What you will do
Transcribe the material verbatim in full; the pictures do not belong in the copy.

Charts and diagrams as code:
start

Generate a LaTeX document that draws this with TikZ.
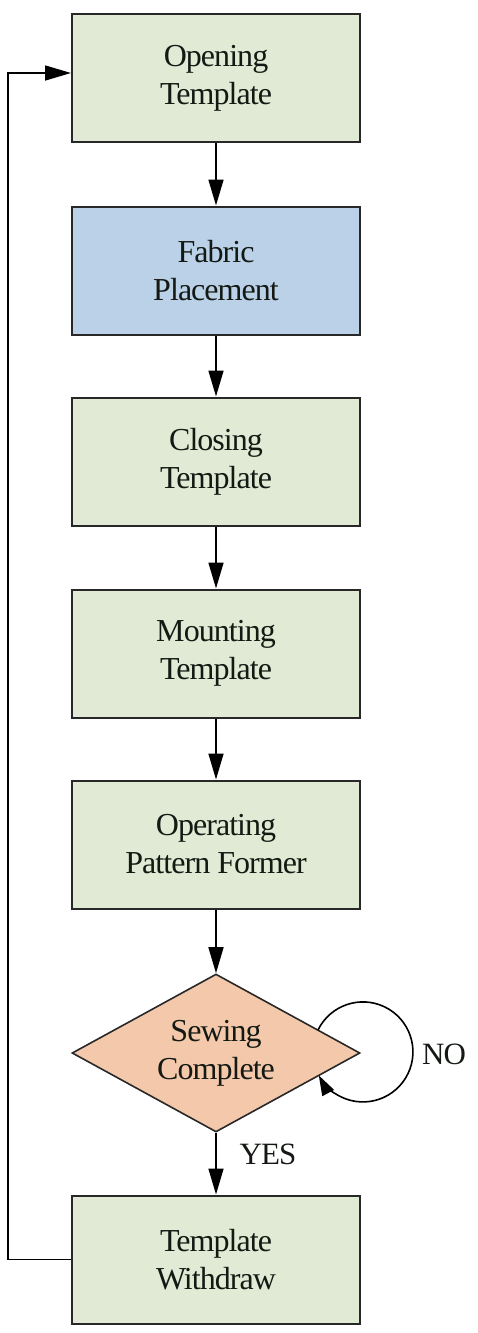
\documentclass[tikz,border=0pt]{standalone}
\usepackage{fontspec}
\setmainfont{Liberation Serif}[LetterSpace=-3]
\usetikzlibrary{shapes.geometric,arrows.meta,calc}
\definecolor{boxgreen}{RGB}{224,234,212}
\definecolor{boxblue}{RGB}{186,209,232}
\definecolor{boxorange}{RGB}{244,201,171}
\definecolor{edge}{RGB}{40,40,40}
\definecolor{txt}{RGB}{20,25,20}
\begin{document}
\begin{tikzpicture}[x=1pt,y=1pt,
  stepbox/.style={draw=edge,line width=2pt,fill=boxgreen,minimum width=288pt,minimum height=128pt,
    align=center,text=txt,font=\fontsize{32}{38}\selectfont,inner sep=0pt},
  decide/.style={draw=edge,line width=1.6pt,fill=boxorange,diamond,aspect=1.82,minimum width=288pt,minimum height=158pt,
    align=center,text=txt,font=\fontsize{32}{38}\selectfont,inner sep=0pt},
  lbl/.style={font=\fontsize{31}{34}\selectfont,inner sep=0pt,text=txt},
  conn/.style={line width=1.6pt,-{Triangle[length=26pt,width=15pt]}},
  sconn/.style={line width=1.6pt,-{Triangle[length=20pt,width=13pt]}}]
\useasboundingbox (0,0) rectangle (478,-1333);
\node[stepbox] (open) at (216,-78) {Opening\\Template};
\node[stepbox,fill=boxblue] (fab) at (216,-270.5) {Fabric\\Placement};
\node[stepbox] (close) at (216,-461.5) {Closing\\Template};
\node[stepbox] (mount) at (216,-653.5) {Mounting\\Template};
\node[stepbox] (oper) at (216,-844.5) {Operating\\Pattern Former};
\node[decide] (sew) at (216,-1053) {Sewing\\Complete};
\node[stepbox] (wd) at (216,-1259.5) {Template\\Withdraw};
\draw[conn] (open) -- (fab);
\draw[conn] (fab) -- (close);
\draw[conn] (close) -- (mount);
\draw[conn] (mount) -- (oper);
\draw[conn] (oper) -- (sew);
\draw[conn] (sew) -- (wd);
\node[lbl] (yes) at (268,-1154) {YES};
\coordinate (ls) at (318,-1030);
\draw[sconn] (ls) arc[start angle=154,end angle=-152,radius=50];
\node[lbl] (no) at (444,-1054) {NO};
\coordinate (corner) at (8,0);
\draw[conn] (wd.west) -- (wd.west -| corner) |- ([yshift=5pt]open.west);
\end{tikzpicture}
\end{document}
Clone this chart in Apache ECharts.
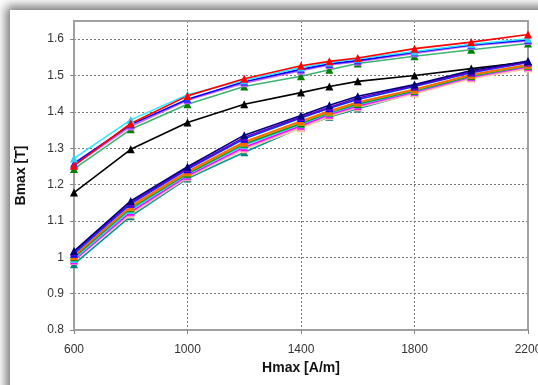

end

Answer to the problem
Generate a LaTeX document that draws this with TikZ.
\documentclass[tikz,border=0pt]{standalone}
\usepackage{fontspec}
\setmainfont{Liberation Serif}[LetterSpace=-3]
\usetikzlibrary{shapes.geometric,arrows.meta,calc}
\definecolor{boxgreen}{RGB}{224,234,212}
\definecolor{boxblue}{RGB}{186,209,232}
\definecolor{boxorange}{RGB}{244,201,171}
\definecolor{edge}{RGB}{40,40,40}
\definecolor{txt}{RGB}{20,25,20}
\begin{document}
\begin{tikzpicture}[x=1pt,y=1pt,
  stepbox/.style={draw=edge,line width=2pt,fill=boxgreen,minimum width=288pt,minimum height=128pt,
    align=center,text=txt,font=\fontsize{32}{38}\selectfont,inner sep=0pt},
  decide/.style={draw=edge,line width=1.6pt,fill=boxorange,diamond,aspect=1.82,minimum width=288pt,minimum height=158pt,
    align=center,text=txt,font=\fontsize{32}{38}\selectfont,inner sep=0pt},
  lbl/.style={font=\fontsize{31}{34}\selectfont,inner sep=0pt,text=txt},
  conn/.style={line width=1.6pt,-{Triangle[length=26pt,width=15pt]}},
  sconn/.style={line width=1.6pt,-{Triangle[length=20pt,width=13pt]}}]
\useasboundingbox (0,0) rectangle (478,-1333);
\node[stepbox] (open) at (216,-78) {Opening\\Template};
\node[stepbox,fill=boxblue] (fab) at (216,-270.5) {Fabric\\Placement};
\node[stepbox] (close) at (216,-461.5) {Closing\\Template};
\node[stepbox] (mount) at (216,-653.5) {Mounting\\Template};
\node[stepbox] (oper) at (216,-844.5) {Operating\\Pattern Former};
\node[decide] (sew) at (216,-1053) {Sewing\\Complete};
\node[stepbox] (wd) at (216,-1259.5) {Template\\Withdraw};
\draw[conn] (open) -- (fab);
\draw[conn] (fab) -- (close);
\draw[conn] (close) -- (mount);
\draw[conn] (mount) -- (oper);
\draw[conn] (oper) -- (sew);
\draw[conn] (sew) -- (wd);
\node[lbl] (yes) at (268,-1154) {YES};
\coordinate (ls) at (318,-1030);
\draw[sconn] (ls) arc[start angle=154,end angle=-152,radius=50];
\node[lbl] (no) at (444,-1054) {NO};
\coordinate (corner) at (8,0);
\draw[conn] (wd.west) -- (wd.west -| corner) |- ([yshift=5pt]open.west);
\end{tikzpicture}
\end{document}
Clone this chart in Apache ECharts.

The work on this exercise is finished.